121st General Meeting of the KCS

Type Poster Presentation
Area Physical Chemistry
Room No. Event Hall
Time 4월 20일 (금요일) 11:00~12:30
Code PHYS.P-155
Subject Universal Transport Dynamics of Complex Fluids: Effects of Intrinsic and Extrinsic Disorder
Authors Sanggeun Song, Seong-jun Park, Bong June Sung1, Jun Soo Kim2, Ji-Hyun Kim*, Jaeyoung Sung*
Department of Chemistry, Chung-Ang University, Korea
1Department of Chemistry, Sogang University, Korea
2Department of Chemistry and Nanoscience, Ewha Womans University, Korea
Abstract We present a general theory of thermal motion in disordered fluids, introducing a new type of random walk model with a sojourn time distribution dependent on hidden dynamic variables. This model encompasses the well-known continuous-time random walk (CTRW) model and the more recent, stochastic diffusivity (SD) model. In the hydrodynamic limit, our model yields a new transport equation, which provides a unified, quantitative explanation of the anomalous transport dynamics commonly observed in various disordered fluids. We find that the long-time limit value of the product between the mean-square displacement (MSD) and the non-Gaussian parameter (NGP) serves as a useful measure of disorder. This measure is decomposable into extrinsic disorder, originating from environment-induced fluctuation in transport dynamics, and intrinsic disorder, originating from non-Fickian mean transport dynamics. Intrinsic disorder causes the MSD of disordered fluids to deviate from the prediction of the simple diffusion model or the SD model. Meanwhile, extrinsic noise causes the NGP of disordered fluids to deviate from the CTRW model’s prediction.
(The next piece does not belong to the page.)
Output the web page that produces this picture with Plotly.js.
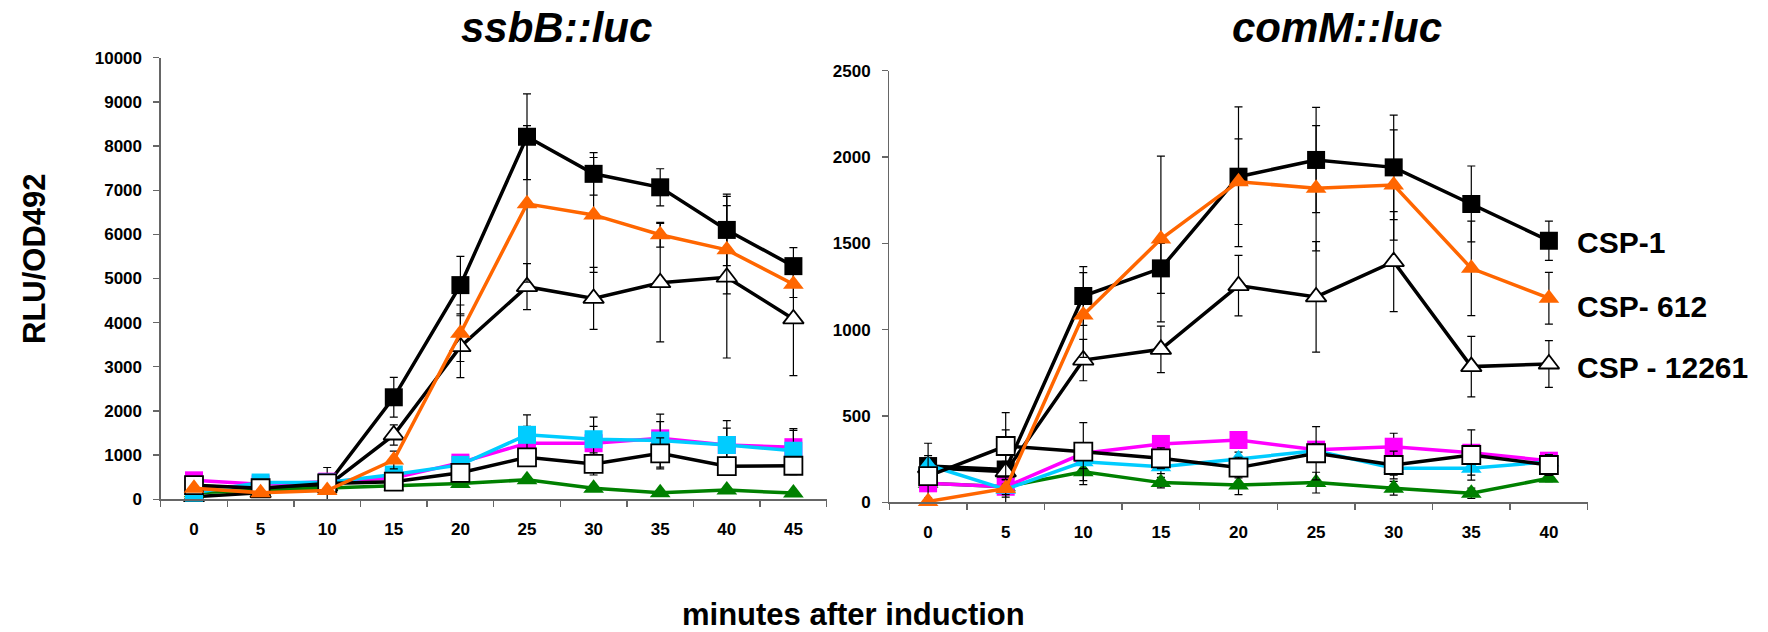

By analyzing the MSD and NGP of supercooled water and dense hard-disc fluids, we find that extrinsic disorder is far more sensitive to temperature and density than intrinsic disorder. We also find that the NGP alone can serve as an ergodicity metric of transport systems; it vanishes for ergodic systems at long times, universally following inverse-time relaxation, but remains finite for non-ergodic systems. This work opens new doors for analytic analysis of transport and transport-coupled processes in complex disordered media, including living cells, by making the effects of complex hidden environments on transport dynamics analytically accessible.